While groups like The Pigeon Detectives and The Fratellis continued to plough the same soundscapes until they were barren, their younger contemporaries conversely turned the tables with the release of their completely acoustic follow-up, Flaws.

“It was definitely a challenge looking back at that second album,” Nash admits. “It came out really quick – a year to the day after our debut – and it was completely different. A lot of people thought we were mad, but it ended up selling more and being even more successful than the first, which proved to us that evolution could work.”

Another quick turnaround, 2011’s A Different Kind Of Fix continued to flaunt Bombay as the biggest purveyors of evolution since Pokémon. With its layered cushions of reverb, harmony and delicate, colourful melodies, the record’s most remarkable feat was not signalling the band’s new direction as thoughtful instrumentalists, but confirming them as an act of rare, consistent quality.

The latest chapter in their blossoming back catalogue, So Long, See You Tomorrow, is out on Monday and has already caused quite a stir online with two striking videos. While the music will always come first, this record has seen them develop a more holistic approach to their art.

“When we started doing this album, we certainly wanted there to be a step up with the music, but also a step up with everything else. The artwork, videos, website; there was an underlying theme that became apparent in the music of repetition and from that we developed this idea of looking at the works of Eadweard Muybridge.”

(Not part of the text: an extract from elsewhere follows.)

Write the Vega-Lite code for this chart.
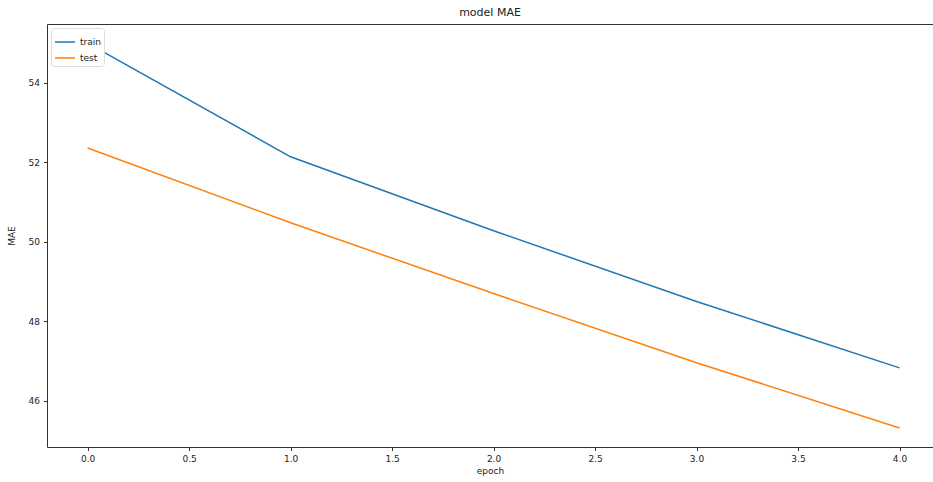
{
  "$schema": "https://vega.github.io/schema/vega-lite/v6.json",
  "autosize": {"type": "none"},
  "padding": {"left": 47, "top": 24, "right": 0, "bottom": 35},
  "width": 886,
  "height": 423,
  "background": "white",
  "title": {"text": "model MAE", "fontSize": 11, "fontWeight": "normal", "font": "DejaVu Sans", "color": "#222", "offset": 6, "anchor": "middle"},
  "config": {
    "font": "DejaVu Sans",
    "view": {"stroke": "#333", "strokeWidth": 1},
    "axis": {"grid": false, "domain": false, "tickColor": "#333", "tickSize": 3.5, "labelFontSize": 9, "labelColor": "#222", "titleFontSize": 9, "titleFontWeight": "normal", "titleColor": "#222", "labelPadding": 4}
  },
  "data": {
    "values": [
      {"epoch": 0, "series": "train", "MAE": 55.0},
      {"epoch": 1, "series": "train", "MAE": 52.14},
      {"epoch": 2, "series": "train", "MAE": 50.28},
      {"epoch": 3, "series": "train", "MAE": 48.5},
      {"epoch": 4, "series": "train", "MAE": 46.83},
      {"epoch": 0, "series": "test", "MAE": 52.36},
      {"epoch": 1, "series": "test", "MAE": 50.48},
      {"epoch": 2, "series": "test", "MAE": 48.7},
      {"epoch": 3, "series": "test", "MAE": 46.96},
      {"epoch": 4, "series": "test", "MAE": 45.32}
    ]
  },
  "mark": {"type": "line", "strokeWidth": 1.5, "clip": true},
  "encoding": {
    "x": {"field": "epoch", "type": "quantitative", "title": "epoch",
      "scale": {"domain": [-0.2, 4.165], "nice": false, "zero": false},
      "axis": {"values": [0, 0.5, 1, 1.5, 2, 2.5, 3, 3.5, 4], "format": ".1f", "titlePadding": 3}},
    "y": {"field": "MAE", "type": "quantitative", "title": "MAE",
      "scale": {"domain": [44.84, 55.48], "nice": false, "zero": false},
      "axis": {"values": [46, 48, 50, 52, 54], "format": "d", "titlePadding": 12}},
    "color": {"field": "series", "type": "nominal", "title": null,
      "scale": {"domain": ["train", "test"], "range": ["#1f77b4", "#ff7f0e"]},
      "legend": {"orient": "top-left", "offset": 4, "padding": 3, "strokeColor": "#ddd", "fillColor": "white", "cornerRadius": 3,
        "symbolType": "stroke", "symbolSize": 400, "symbolStrokeWidth": 1.5, "labelFontSize": 9, "labelColor": "#222", "rowPadding": 0}}
  }
}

The English photographer, renowned for his work with motion and mirrored image, has also had an effect on the band musically, with many melodies and lyrics acting as refrains throughout the record.

One word that keeps repeating itself recently too is ‘truthful’.

“I suppose there are two ways of looking at that. Musically, this is the album we’ve wanted to do all along, it’s all come from within ourselves – Jack producing it, for instance – and we enlisted very little outside help.

“Lyrically we looked at it, I suppose you can say, in a more honest, open way. On the last album, the words were all buried beneath a layer of reverb intentionally, but this time we wanted them to be a lot more up front. Jack’s literally been all over the world finding them.”

Wherever they travel, however, the gravitational pull of north London always proves too strong. It’s no surprise – every member of the band was brought up in Crouch End, with three of them attending University College School in Hampstead, while Nash studied at Camden School for Girls’ mixed sixth form.

As if to legitimise his local claims further, the latter answers my phone call from his mother’s house in the heart of Highgate while extolling the virtues of his latest purchase.

“I’ve just moved into the new flat – I wasn’t even looking in Hornsey specifically, but it just turned out to be the perfect one. It’s funny really, I grew up in north London and can never seem to get away from it. It’s the place the band grew up, it’s where we met.”

Steadman, MacColl and de Saram had already formed the foetal structure of Bombay before Nash joined, but it wasn’t until they saw the bassist performing at the slightly macabre setting of a funeral that they found completion.

Rather than finding success so young a handicap, Nash believes it actually worked to their advantage.

“Musically, it’s definitely one of the reasons that things changed so rapidly for us. When you’re young, you’ve everything to gain, you’re reckless and want to prove yourself, so I’d attribute a lot of our choices to the fact that we were young.”

Even for their records, this area has proved fertile ground. The band’s first album was produced in Ray Davies’ Konk studios in Hornsey – as was half of So Long, See You Tomorrow – and Flaws was similarly put together in Crouch End’s Church Studios.

What shines through every release, no matter how different, is the clarity of Bombay’s vision and a sense of balance. Nash attributes it partly to their local grounding, partly to their seemingly infallible friendship and democratic song writing process. Regardless of reason, they’ve certainly found their identity.

“Going back to your question about the group ethos, one thing we’ve always tried to do – no matter how we dress it up – is keep the heart of a pop song with strong melodies and good lyrics. If you took those elements alone, hopefully what you’ll always be left with is recognisable as Bombay Bicycle Club.”

So Long, See You Tomorrow is out Monday on Island Records.